• **WRITTEN TASK**
Copy each line that holds "Convert".

(Records with drawing code)
----------

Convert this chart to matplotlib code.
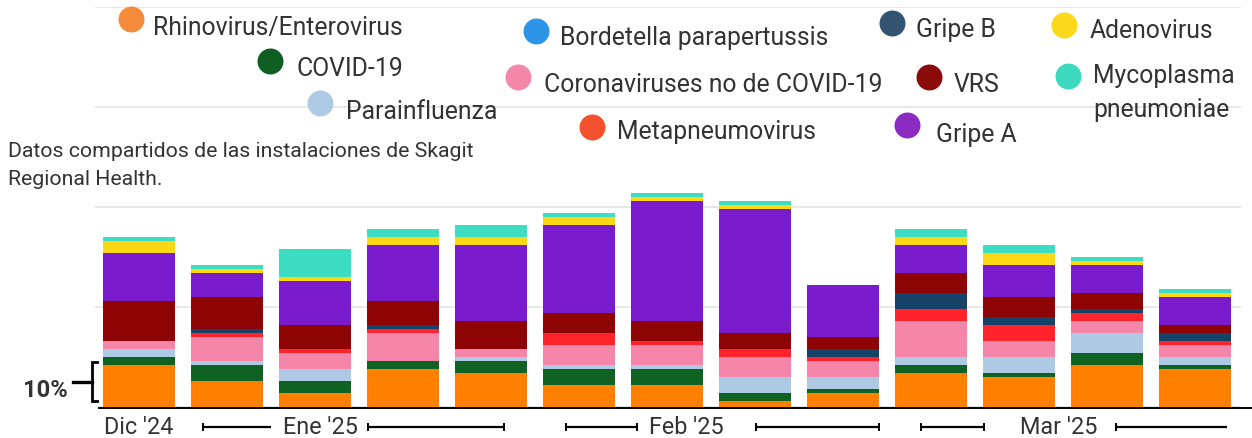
import matplotlib
matplotlib.use('Agg')
import numpy as np
import matplotlib.pyplot as plt
from matplotlib.transforms import Affine2D, blended_transform_factory

# ---------------- data ----------------
weeks = list(range(13))
series_names = ['Rhinovirus/Enterovirus', 'COVID-19', 'Parainfluenza',
                'Bordetella parapertussis', 'Coronaviruses no de COVID-19',
                'Metapneumovirus', 'Gripe B', 'VRS', 'Gripe A', 'Adenovirus',
                'Mycoplasma\npneumoniae']
rhino      = [10.5, 6.5, 3.5, 9.5, 8.5, 5.5, 5.5, 1.5, 3.5, 8.5, 7.5, 10.5, 9.5]
covid      = [2, 4, 3, 2, 3, 4, 4, 2, 1, 2, 1, 3, 1]
parainf    = [2, 1, 3, 0, 1, 1, 1, 4, 3, 2, 4, 5, 2]
bordetella = [0, 0, 0, 0, 0, 0, 0, 0, 0, 0, 0, 0, 0]
corona     = [2, 6, 4, 7, 2, 5, 5, 5, 4, 9, 4, 3, 3]
metapneumo = [0, 1, 1, 1, 0, 3, 1, 2, 1, 3, 4, 2, 1]
gripe_b    = [0, 1, 0, 1, 0, 0, 0, 0, 2, 4, 2, 1, 2]
vrs        = [10, 8, 6, 6, 7, 5, 5, 4, 3, 5, 5, 4, 2]
gripe_a    = [12, 6, 11, 14, 19, 22, 30, 31, 13, 7, 8, 7, 7]
adeno      = [3, 1, 1, 2, 2, 2, 1, 1, 0, 2, 3, 1, 1]
myco       = [1, 1, 7, 2, 3, 1, 1, 1, 0, 2, 2, 1, 1]
month_labels = ["Dic '24", "Ene '25", "Feb '25", "Mar '25"]
note_lines = ["Datos compartidos de las instalaciones de Skagit", "Regional Health."]
bracket_label = "10%"

series = [rhino, covid, parainf, bordetella, corona, metapneumo,
          gripe_b, vrs, gripe_a, adeno, myco]

# ---------------- styles / layout ----------------
bar_colors = ['#FF8000', '#0F6222', '#ADC9E3', '#2F95E6', '#F585A9', '#FF242B',
              '#174268', '#8E0404', '#7A1CCC', '#FAD815', '#3DDDC4']
dot_colors = ['#F58A3B', '#0F5E22', '#AECAE5', '#2E94E8', '#F488AB', '#F5512F',
              '#335471', '#8B0A0A', '#8A2AC2', '#FAD91C', '#3DDAC0']
# legend layout in pixels from top-left: dot centre x, y, text x, baseline y
legend_layout = [(130.5, 19.7, 153.4, 34.5), (270, 62, 296, 76),
                 (319.5, 103.7, 346, 119), (536, 31.7, 559.5, 45),
                 (518, 77.7, 543.7, 92), (592, 127.7, 617, 139.5),
                 (891.7, 24, 915.5, 36.7), (929, 78.3, 954, 92.3),
                 (907, 126, 935.6, 141.7), (1063.8, 26, 1090, 38.3),
                 (1068, 76.7, 1093, 83.3)]
month_pos = [0, 2.057, 6.216, 10.45]
# month range bars: (x0, x1, cap_left, cap_right)
month_spans = [(0.727, 1.5, True, False), (2.60, 4.148, True, True),
               (4.85, 5.66, True, True), (7.01, 8.41, True, True),
               (8.886, 9.60, True, True), (11.10, 12.36, True, False)]

W, H = 1252, 439
plt.rcParams['font.family'] = ['Roboto', 'DejaVu Sans']
fig = plt.figure(figsize=(W / 100, H / 100), dpi=100)
pxT = Affine2D().scale(1 / W, -1 / H).translate(0, 1) + fig.transFigure

ax = fig.add_axes([95 / W, (H - 407.7) / H, (1241 - 95) / W, 400 / H])
ax.set_xlim(-0.5, 12.52)
ax.set_ylim(0, 100)
ax.axis('off')

for gy in [0, 25, 50, 75, 100]:
    ax.axhline(gy, color='#E0E0E0', lw=1.1, zorder=0)

bottom = np.zeros(len(weeks))
for vals, col in zip(series, bar_colors):
    v = np.array(vals, dtype=float)
    ax.bar(weeks, v, bottom=bottom, width=72 / 88, color=col, linewidth=0, zorder=2)
    bottom += v

# black axis line
fig.add_artist(plt.Line2D([99, W], [409.3, 409.3], transform=pxT, color='black', lw=1.4))

txt_col = '#333333'
# month labels and range lines
for lab, p in zip(month_labels, month_pos):
    ax.text(p, -6.5, lab, ha='center', va='baseline', fontsize=16.8, color=txt_col, clip_on=False)
ly = -4.95
for x0, x1, cl, cr in month_spans:
    ax.plot([x0, x1], [ly, ly], color='black', lw=1.6, clip_on=False, solid_capstyle='butt')
    if cl:
        ax.plot([x0, x0], [ly - 0.75, ly + 0.75], color='black', lw=1.4, clip_on=False)
    if cr:
        ax.plot([x1, x1], [ly - 0.75, ly + 0.75], color='black', lw=1.4, clip_on=False)

# 10% bracket
bT = blended_transform_factory(pxT, ax.transData)
ax.plot([97, 92, 92, 97], [11.2, 11.2, 1.4, 1.4], transform=bT, color='black', lw=2.0,
        clip_on=False, solid_joinstyle='miter')
ax.plot([73, 92], [6.3, 6.3], transform=bT, color='black', lw=2.4, clip_on=False)
fig.text(68, 396.7, bracket_label, transform=pxT, ha='right', va='baseline',
         fontsize=17.1, fontweight='bold', color=txt_col)

# legend
for name, dc, (dx, dy, tx, ty) in zip(series_names, dot_colors, legend_layout):
    fig.add_artist(plt.Line2D([dx], [dy], transform=pxT, marker='o', markersize=18.7,
                              markerfacecolor=dc, markeredgewidth=0, linestyle='none'))
    lines = name.split('\n')
    for k, ln in enumerate(lines):
        fig.text(tx, ty + 33.4 * k, ln, transform=pxT, ha='left', va='baseline',
                 fontsize=17.8, color=txt_col)

# note
for k, ln in enumerate(note_lines):
    fig.text(8, 156.7 + 28.3 * k, ln, transform=pxT, ha='left', va='baseline',
             fontsize=15.3, color=txt_col)

fig.savefig('out.png', dpi=100)
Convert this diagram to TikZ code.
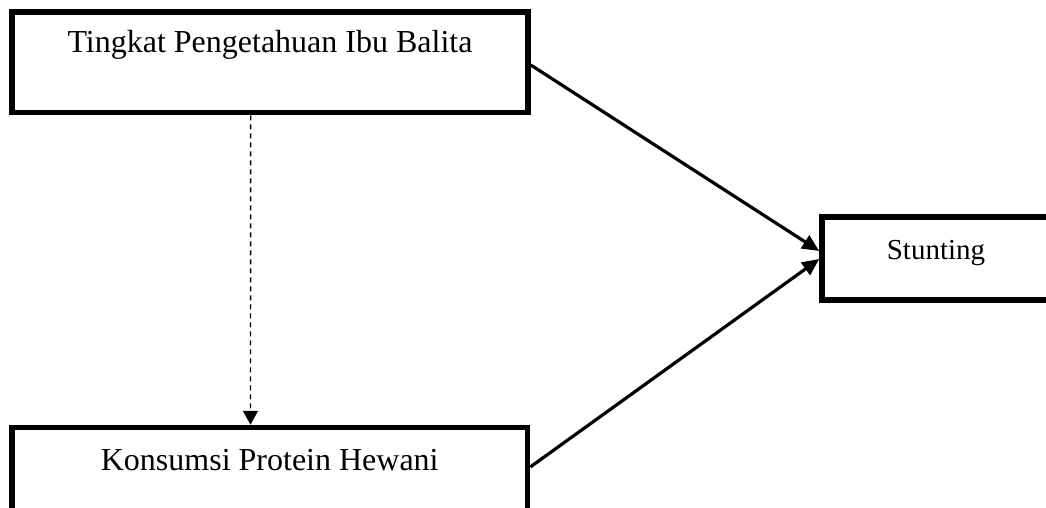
\documentclass[tikz,border=0pt]{standalone}
\usepackage{fontspec}
\setmainfont{Liberation Serif}
\usetikzlibrary{arrows.meta}
\begin{document}
\begin{tikzpicture}[x=1pt,y=-1pt,
  varbox/.style={draw=black, line width=5.5pt, rectangle, inner sep=0pt, align=center},
  bigtext/.style={font=\fontsize{32}{38}\selectfont},
  link/.style={line width=3.2pt, -{Triangle[length=17pt,width=15pt]}},
  dashlink/.style={line width=1.4pt, dash pattern=on 5pt off 4pt, -{Triangle[length=14pt,width=15pt]}}
]
\useasboundingbox (0,0) rectangle (1046,507);
\clip (0,0) rectangle (1046,507);

% variables
\node[varbox, bigtext, minimum width=516pt, minimum height=100.5pt,
      text height=40pt, text depth=60.5pt] (know) at (270,62.25)
      {Tingkat Pengetahuan Ibu Balita};
\node[varbox, bigtext, minimum width=515.5pt, minimum height=110pt,
      text height=42.5pt, text depth=67.5pt] (prot) at (269.75,482.5)
      {Konsumsi Protein Hewani};
\node[varbox, font=\fontsize{29}{35}\selectfont, minimum width=228pt, minimum height=83pt,
      text height=42pt, text depth=41pt] (stunt) at (936,258.5)
      {Stunting};

% relations
\draw[link] ([yshift=-2.75pt]know.east) -- ([yshift=7.5pt]stunt.west);
\draw[link] ([yshift=15.5pt]prot.east) -- ([yshift=-0.5pt]stunt.west);
\draw[dashlink] ([xshift=-19.3pt]know.south) -- ([xshift=-19.3pt]prot.north);
\end{tikzpicture}
\end{document}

----------

• **REPLY TO THE TASK**
Convert this chart to matplotlib code.
Convert this diagram to TikZ code.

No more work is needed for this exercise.